WHAT IS BEING ASKED: Your task is to copy the listing exactly. Drop any pictures from the copy.

SOURCE MATERIAL:
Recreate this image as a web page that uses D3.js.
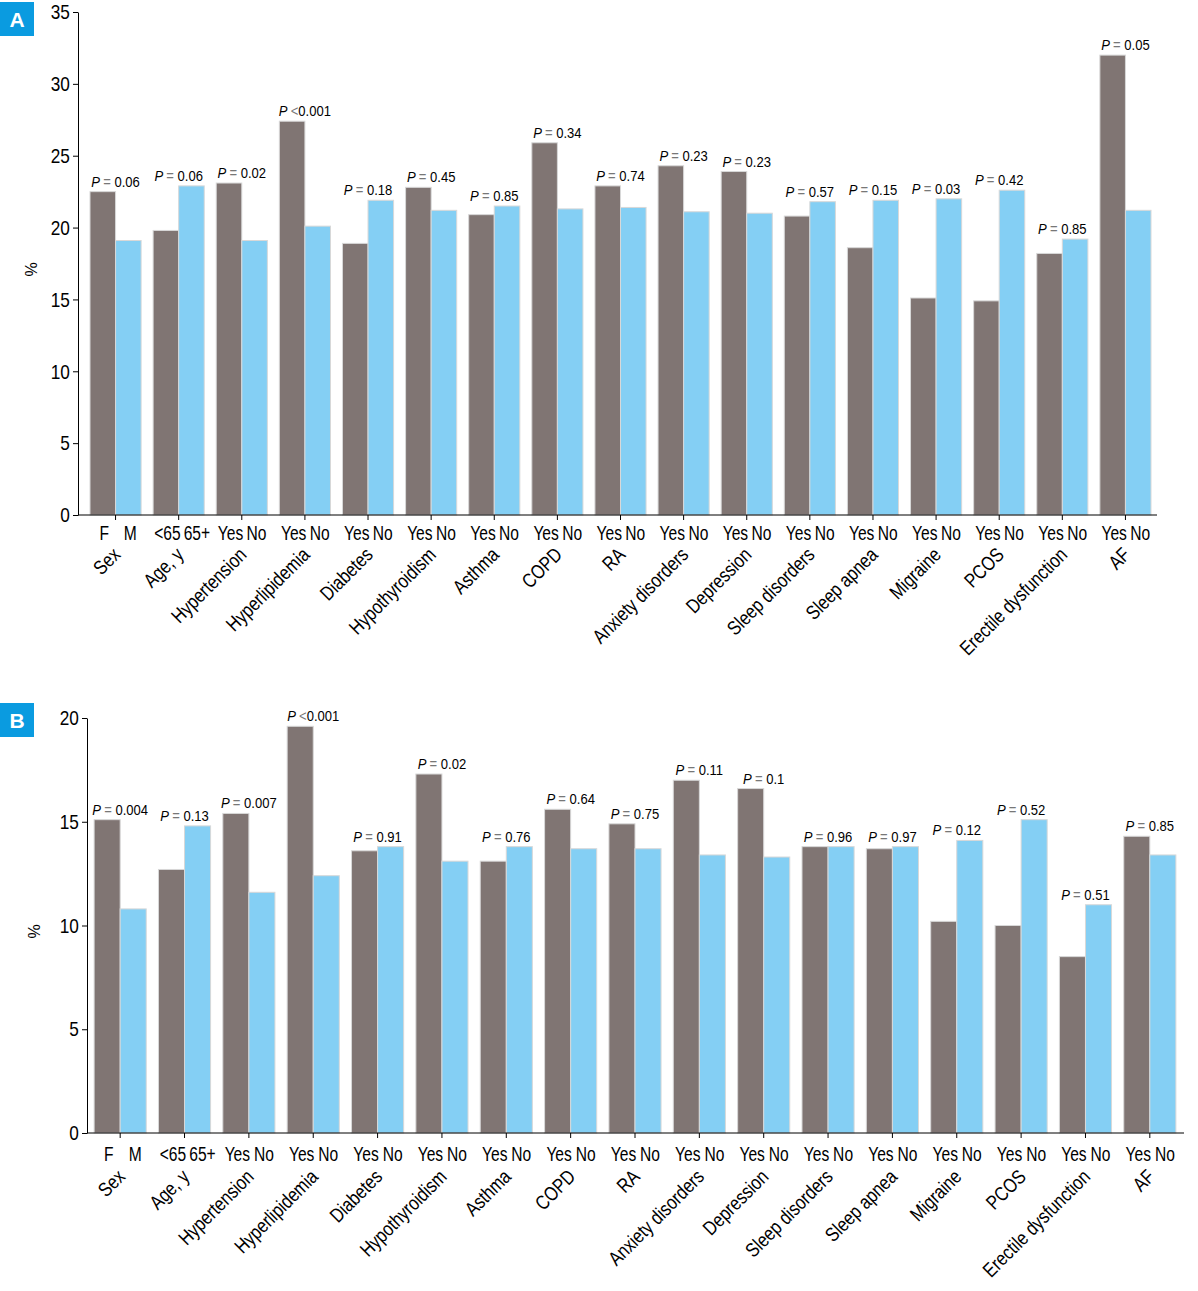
<!DOCTYPE html>
<html>
<head>
<meta charset="utf-8">
<script src="https://cdn.jsdelivr.net/npm/d3@7"></script>
<style>
  body { margin: 0; background: #fff; }
  svg { font-family: "Liberation Sans", Arial, sans-serif; }
  .axis text { font-size: 21px; fill: #000; }
  .axis path, .axis line { stroke: #000; }
</style>
</head>
<body>
<div id="chart"></div>
<script>
// categories and level labels (shared by both panels)
const categories = ["Sex", "Age, y", "Hypertension", "Hyperlipidemia", "Diabetes", "Hypothyroidism",
  "Asthma", "COPD", "RA", "Anxiety disorders", "Depression", "Sleep disorders", "Sleep apnea",
  "Migraine", "PCOS", "Erectile dysfunction", "AF"];
const levelsFirst  = ["F", "<65", "Yes", "Yes", "Yes", "Yes", "Yes", "Yes", "Yes", "Yes", "Yes", "Yes", "Yes", "Yes", "Yes", "Yes", "Yes"];
const levelsSecond = ["M", "65+", "No", "No", "No", "No", "No", "No", "No", "No", "No", "No", "No", "No", "No", "No", "No"];

// panel A
const valuesA1 = [22.5, 19.8, 23.1, 27.4, 18.9, 22.8, 20.9, 25.9, 22.9, 24.3, 23.9, 20.8, 18.6, 15.1, 14.9, 18.2, 32.0];
const valuesA2 = [19.1, 22.9, 19.1, 20.1, 21.9, 21.2, 21.5, 21.3, 21.4, 21.1, 21.0, 21.8, 21.9, 22.0, 22.6, 19.2, 21.2];
const pA = ["= 0.06", "= 0.06", "= 0.02", "<0.001", "= 0.18", "= 0.45", "= 0.85", "= 0.34", "= 0.74",
  "= 0.23", "= 0.23", "= 0.57", "= 0.15", "= 0.03", "= 0.42", "= 0.85", "= 0.05"];
const ticksA = [0, 5, 10, 15, 20, 25, 30, 35];

// panel B
const valuesB1 = [15.1, 12.7, 15.4, 19.6, 13.6, 17.3, 13.1, 15.6, 14.9, 17.0, 16.6, 13.8, 13.7, 10.2, 10.0, 8.5, 14.3];
const valuesB2 = [10.8, 14.8, 11.6, 12.4, 13.8, 13.1, 13.8, 13.7, 13.7, 13.4, 13.3, 13.8, 13.8, 14.1, 15.1, 11.0, 13.4];
const pB = ["= 0.004", "= 0.13", "= 0.007", "<0.001", "= 0.91", "= 0.02", "= 0.76", "= 0.64", "= 0.75",
  "= 0.11", "= 0.1", "= 0.96", "= 0.97", "= 0.12", "= 0.52", "= 0.51", "= 0.85"];
const ticksB = [0, 5, 10, 15, 20];

const colors = { a: "#807573", b: "#84cff4" };
const narrow = 0.82; // horizontal squeeze to mimic the condensed face

const svg = d3.select("#chart").append("svg")
    .attr("width", 1198)
    .attr("height", 1291);

function drawPanel(opt) {
    const g = svg.append("g");
    const v1 = opt.v1, v2 = opt.v2;

    const x = d3.scaleBand()
        .domain(categories)
        .range([opt.bandLeft, opt.right])
        .paddingInner(0.19)
        .paddingOuter(0.095);

    const xi = d3.scaleBand()
        .domain(["a", "b"])
        .range([0, x.bandwidth()]);

    const y = d3.scaleLinear()
        .domain([0, opt.max])
        .range([opt.bottom, opt.top]);

    const data = categories.map((c, i) => ({ cat: c, i: i, a: v1[i], b: v2[i], p: opt.p[i] }));

    // bars
    const grp = g.selectAll(".grp").data(data).join("g")
        .attr("class", "grp")
        .attr("transform", d => `translate(${x(d.cat)},0)`);

    grp.selectAll("rect")
        .data(d => [{ k: "a", v: d.a }, { k: "b", v: d.b }])
        .join("rect")
        .attr("x", d => xi(d.k))
        .attr("y", d => y(d.v))
        .attr("width", xi.bandwidth())
        .attr("height", d => y(0) - y(d.v))
        .attr("fill", d => colors[d.k])
        .attr("stroke", "#d8d8d8")
        .attr("stroke-width", 1);

    // P value labels
    const pl = grp.append("text")
        .attr("transform", d => `translate(${x.bandwidth() / 2},${y(Math.max(d.a, d.b)) - 5}) scale(0.9,1)`)
        .attr("text-anchor", "middle")
        .style("font-size", "14.5px");
    pl.append("tspan").attr("font-style", "italic").text("P ");
    pl.append("tspan").attr("fill", "#777").text(d => d.p[0]);
    pl.append("tspan").text(d => d.p.slice(1));

    // level labels under each bar; push the second one right if the two collide
    grp.each(function (d) {
        const cell = d3.select(this);
        const ax = xi("a") + xi.bandwidth() / 2 + 1.5;
        let bx = xi("b") + xi.bandwidth() / 2 + 2;
        const t1 = cell.append("text")
            .attr("text-anchor", "middle")
            .style("font-size", "19.5px")
            .text(levelsFirst[d.i]);
        const t2 = cell.append("text")
            .attr("text-anchor", "middle")
            .style("font-size", "19.5px")
            .text(levelsSecond[d.i]);
        const w1 = t1.node().getComputedTextLength() * 0.8;
        const w2 = t2.node().getComputedTextLength() * 0.8;
        const gap = (bx - w2 / 2) - (ax + w1 / 2);
        if (gap < 3) bx += 3 - gap;
        t1.attr("transform", `translate(${ax},${opt.levelY}) scale(0.8,1)`);
        t2.attr("transform", `translate(${bx},${opt.levelY}) scale(0.8,1)`);
    });

    // rotated category labels
    grp.append("text")
        .attr("text-anchor", "end")
        .attr("transform", `translate(${x.bandwidth() / 2 + 6},${opt.catY}) rotate(-45) scale(${narrow},1)`)
        .style("font-size", "20px")
        .text(d => d.cat);

    // y axis
    g.append("g")
        .attr("class", "axis")
        .attr("transform", `translate(${opt.left},0)`)
        .call(d3.axisLeft(y).tickValues(opt.ticks).tickSize(5).tickSizeOuter(0).tickPadding(5))
        .call(a => a.select(".domain").attr("stroke", opt.yAxisColor))
        .call(a => a.selectAll(".tick text").attr("transform", `scale(${narrow},1)`));

    // x axis
    const xa = g.append("g")
        .attr("class", "axis")
        .attr("transform", `translate(0,${opt.bottom})`)
        .call(d3.axisBottom(x).tickSize(5).tickSizeOuter(0).tickFormat(""));
    xa.select(".domain").remove();
    xa.append("line")
        .attr("x1", opt.left)
        .attr("x2", opt.axisEnd)
        .attr("stroke", "#000");

    // % label
    g.append("text")
        .attr("transform", `translate(${opt.pctX},${(opt.top + opt.bottom) / 2 + 6}) rotate(-90)`)
        .attr("text-anchor", "middle")
        .style("font-size", "16px")
        .text("%");

    // panel letter
    g.append("rect")
        .attr("x", 0).attr("y", opt.boxY)
        .attr("width", 34).attr("height", 34)
        .attr("fill", "#0a9be0");
    g.append("text")
        .attr("x", 17).attr("y", opt.boxY + 25)
        .attr("text-anchor", "middle")
        .attr("fill", "#fff")
        .style("font-size", "21px")
        .style("font-weight", "bold")
        .text(opt.letter);
}

drawPanel({
    letter: "A", boxY: 2, v1: valuesA1, v2: valuesA2, p: pA, ticks: ticksA, max: 35,
    left: 78, bandLeft: 84, right: 1157, axisEnd: 1157, top: 12, bottom: 515,
    levelY: 540, catY: 556, pctX: 37, yAxisColor: "#000"
});

drawPanel({
    letter: "B", boxY: 703, v1: valuesB1, v2: valuesB2, p: pB, ticks: ticksB, max: 20,
    left: 87, bandLeft: 88, right: 1182, axisEnd: 1184, top: 718, bottom: 1133,
    levelY: 1161, catY: 1178, pctX: 40, yAxisColor: "#666"
});
</script>
</body>
</html>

REPLY:
Recreate this image as a web page that uses D3.js.
<!DOCTYPE html>
<html>
<head>
<meta charset="utf-8">
<script src="https://cdn.jsdelivr.net/npm/d3@7"></script>
<style>
  body { margin: 0; background: #fff; }
  svg { font-family: "Liberation Sans", Arial, sans-serif; }
  .axis text { font-size: 21px; fill: #000; }
  .axis path, .axis line { stroke: #000; }
</style>
</head>
<body>
<div id="chart"></div>
<script>
// categories and level labels (shared by both panels)
const categories = ["Sex", "Age, y", "Hypertension", "Hyperlipidemia", "Diabetes", "Hypothyroidism",
  "Asthma", "COPD", "RA", "Anxiety disorders", "Depression", "Sleep disorders", "Sleep apnea",
  "Migraine", "PCOS", "Erectile dysfunction", "AF"];
const levelsFirst  = ["F", "<65", "Yes", "Yes", "Yes", "Yes", "Yes", "Yes", "Yes", "Yes", "Yes", "Yes", "Yes", "Yes", "Yes", "Yes", "Yes"];
const levelsSecond = ["M", "65+", "No", "No", "No", "No", "No", "No", "No", "No", "No", "No", "No", "No", "No", "No", "No"];

// panel A
const valuesA1 = [22.5, 19.8, 23.1, 27.4, 18.9, 22.8, 20.9, 25.9, 22.9, 24.3, 23.9, 20.8, 18.6, 15.1, 14.9, 18.2, 32.0];
const valuesA2 = [19.1, 22.9, 19.1, 20.1, 21.9, 21.2, 21.5, 21.3, 21.4, 21.1, 21.0, 21.8, 21.9, 22.0, 22.6, 19.2, 21.2];
const pA = ["= 0.06", "= 0.06", "= 0.02", "<0.001", "= 0.18", "= 0.45", "= 0.85", "= 0.34", "= 0.74",
  "= 0.23", "= 0.23", "= 0.57", "= 0.15", "= 0.03", "= 0.42", "= 0.85", "= 0.05"];
const ticksA = [0, 5, 10, 15, 20, 25, 30, 35];

// panel B
const valuesB1 = [15.1, 12.7, 15.4, 19.6, 13.6, 17.3, 13.1, 15.6, 14.9, 17.0, 16.6, 13.8, 13.7, 10.2, 10.0, 8.5, 14.3];
const valuesB2 = [10.8, 14.8, 11.6, 12.4, 13.8, 13.1, 13.8, 13.7, 13.7, 13.4, 13.3, 13.8, 13.8, 14.1, 15.1, 11.0, 13.4];
const pB = ["= 0.004", "= 0.13", "= 0.007", "<0.001", "= 0.91", "= 0.02", "= 0.76", "= 0.64", "= 0.75",
  "= 0.11", "= 0.1", "= 0.96", "= 0.97", "= 0.12", "= 0.52", "= 0.51", "= 0.85"];
const ticksB = [0, 5, 10, 15, 20];

const colors = { a: "#807573", b: "#84cff4" };
const narrow = 0.82; // horizontal squeeze to mimic the condensed face

const svg = d3.select("#chart").append("svg")
    .attr("width", 1198)
    .attr("height", 1291);

function drawPanel(opt) {
    const g = svg.append("g");
    const v1 = opt.v1, v2 = opt.v2;

    const x = d3.scaleBand()
        .domain(categories)
        .range([opt.bandLeft, opt.right])
        .paddingInner(0.19)
        .paddingOuter(0.095);

    const xi = d3.scaleBand()
        .domain(["a", "b"])
        .range([0, x.bandwidth()]);

    const y = d3.scaleLinear()
        .domain([0, opt.max])
        .range([opt.bottom, opt.top]);

    const data = categories.map((c, i) => ({ cat: c, i: i, a: v1[i], b: v2[i], p: opt.p[i] }));

    // bars
    const grp = g.selectAll(".grp").data(data).join("g")
        .attr("class", "grp")
        .attr("transform", d => `translate(${x(d.cat)},0)`);

    grp.selectAll("rect")
        .data(d => [{ k: "a", v: d.a }, { k: "b", v: d.b }])
        .join("rect")
        .attr("x", d => xi(d.k))
        .attr("y", d => y(d.v))
        .attr("width", xi.bandwidth())
        .attr("height", d => y(0) - y(d.v))
        .attr("fill", d => colors[d.k])
        .attr("stroke", "#d8d8d8")
        .attr("stroke-width", 1);

    // P value labels
    const pl = grp.append("text")
        .attr("transform", d => `translate(${x.bandwidth() / 2},${y(Math.max(d.a, d.b)) - 5}) scale(0.9,1)`)
        .attr("text-anchor", "middle")
        .style("font-size", "14.5px");
    pl.append("tspan").attr("font-style", "italic").text("P ");
    pl.append("tspan").attr("fill", "#777").text(d => d.p[0]);
    pl.append("tspan").text(d => d.p.slice(1));

    // level labels under each bar; push the second one right if the two collide
    grp.each(function (d) {
        const cell = d3.select(this);
        const ax = xi("a") + xi.bandwidth() / 2 + 1.5;
        let bx = xi("b") + xi.bandwidth() / 2 + 2;
        const t1 = cell.append("text")
            .attr("text-anchor", "middle")
            .style("font-size", "19.5px")
            .text(levelsFirst[d.i]);
        const t2 = cell.append("text")
            .attr("text-anchor", "middle")
            .style("font-size", "19.5px")
            .text(levelsSecond[d.i]);
        const w1 = t1.node().getComputedTextLength() * 0.8;
        const w2 = t2.node().getComputedTextLength() * 0.8;
        const gap = (bx - w2 / 2) - (ax + w1 / 2);
        if (gap < 3) bx += 3 - gap;
        t1.attr("transform", `translate(${ax},${opt.levelY}) scale(0.8,1)`);
        t2.attr("transform", `translate(${bx},${opt.levelY}) scale(0.8,1)`);
    });

    // rotated category labels
    grp.append("text")
        .attr("text-anchor", "end")
        .attr("transform", `translate(${x.bandwidth() / 2 + 6},${opt.catY}) rotate(-45) scale(${narrow},1)`)
        .style("font-size", "20px")
        .text(d => d.cat);

    // y axis
    g.append("g")
        .attr("class", "axis")
        .attr("transform", `translate(${opt.left},0)`)
        .call(d3.axisLeft(y).tickValues(opt.ticks).tickSize(5).tickSizeOuter(0).tickPadding(5))
        .call(a => a.select(".domain").attr("stroke", opt.yAxisColor))
        .call(a => a.selectAll(".tick text").attr("transform", `scale(${narrow},1)`));

    // x axis
    const xa = g.append("g")
        .attr("class", "axis")
        .attr("transform", `translate(0,${opt.bottom})`)
        .call(d3.axisBottom(x).tickSize(5).tickSizeOuter(0).tickFormat(""));
    xa.select(".domain").remove();
    xa.append("line")
        .attr("x1", opt.left)
        .attr("x2", opt.axisEnd)
        .attr("stroke", "#000");

    // % label
    g.append("text")
        .attr("transform", `translate(${opt.pctX},${(opt.top + opt.bottom) / 2 + 6}) rotate(-90)`)
        .attr("text-anchor", "middle")
        .style("font-size", "16px")
        .text("%");

    // panel letter
    g.append("rect")
        .attr("x", 0).attr("y", opt.boxY)
        .attr("width", 34).attr("height", 34)
        .attr("fill", "#0a9be0");
    g.append("text")
        .attr("x", 17).attr("y", opt.boxY + 25)
        .attr("text-anchor", "middle")
        .attr("fill", "#fff")
        .style("font-size", "21px")
        .style("font-weight", "bold")
        .text(opt.letter);
}

drawPanel({
    letter: "A", boxY: 2, v1: valuesA1, v2: valuesA2, p: pA, ticks: ticksA, max: 35,
    left: 78, bandLeft: 84, right: 1157, axisEnd: 1157, top: 12, bottom: 515,
    levelY: 540, catY: 556, pctX: 37, yAxisColor: "#000"
});

drawPanel({
    letter: "B", boxY: 703, v1: valuesB1, v2: valuesB2, p: pB, ticks: ticksB, max: 20,
    left: 87, bandLeft: 88, right: 1182, axisEnd: 1184, top: 718, bottom: 1133,
    levelY: 1161, catY: 1178, pctX: 40, yAxisColor: "#666"
});
</script>
</body>
</html>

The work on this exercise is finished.